The District Attorney's objection was under under section 16-10-101, C.R.S. (2009), which provides, "The [P]eople shall also have the right to refuse to consent to a waiver of a trial or sentencing determination by jury in all cases in which the accused has the right to request a trial or sentencing determination by jury."

The People contended that McKeel had not presented any evidence "that a fair and impartial jury cannot be selected from this community." They argued that if McKeel chose to testify, the trial court would give jury instructions to limit any unfairly prejudicial impact arising from his impeachment by prior felony convictions. The People also rejected the notion that the courts should presume that a jury would be unfair or biased toward defendants with drug-related issues that were collateral to the charges at issue.

The Supreme Court here held that the lower court went too far and exceeded it's jurisdiction when it determined that a jury trial would subject McKeel to a constitutionally unfair proceeding because he risked impeachment based on his prior felony convictions, which included a conviction for failure to register as a sex offender, and because the evidence at trial would reveal his history of drug use and his status as a confidential informant. Accordingly, the trial court's order was vacated and the trial court was ordered to set the matter for a jury trial.

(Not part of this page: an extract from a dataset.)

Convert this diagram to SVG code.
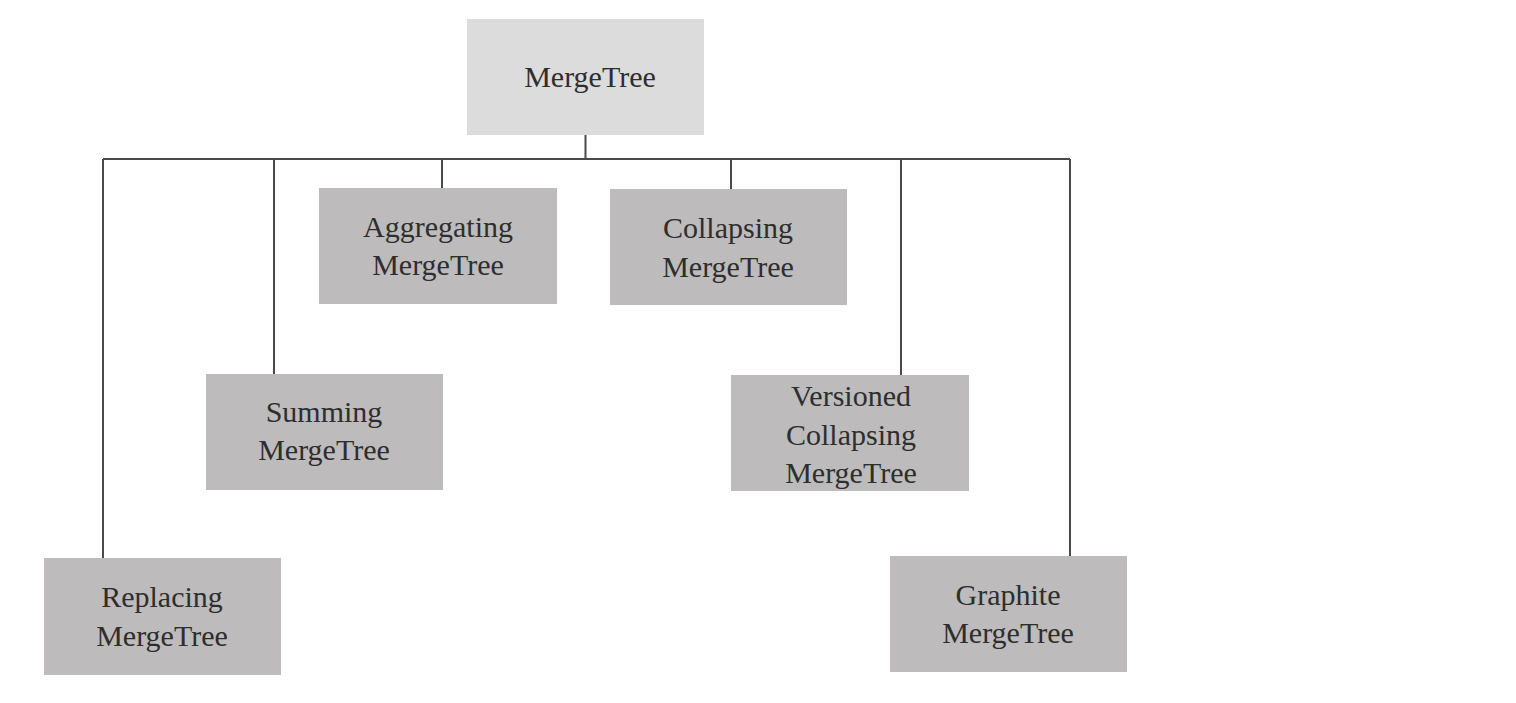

The appellate court ruling was correct - because it followed the law - however the law should be amended to allow a Judge to do what we pay them to do -- judge the case before them and permit a waiver of a jury where the trial court knows a jury would struggle to be fair.

The impact of the ruling I am certain will deal a serious blow to the Defendant's chances at trial and will deny him a fair trial - as the jurors inthis case will have great difficulty separating the facts and evidence of the case before them from the Defendant's past.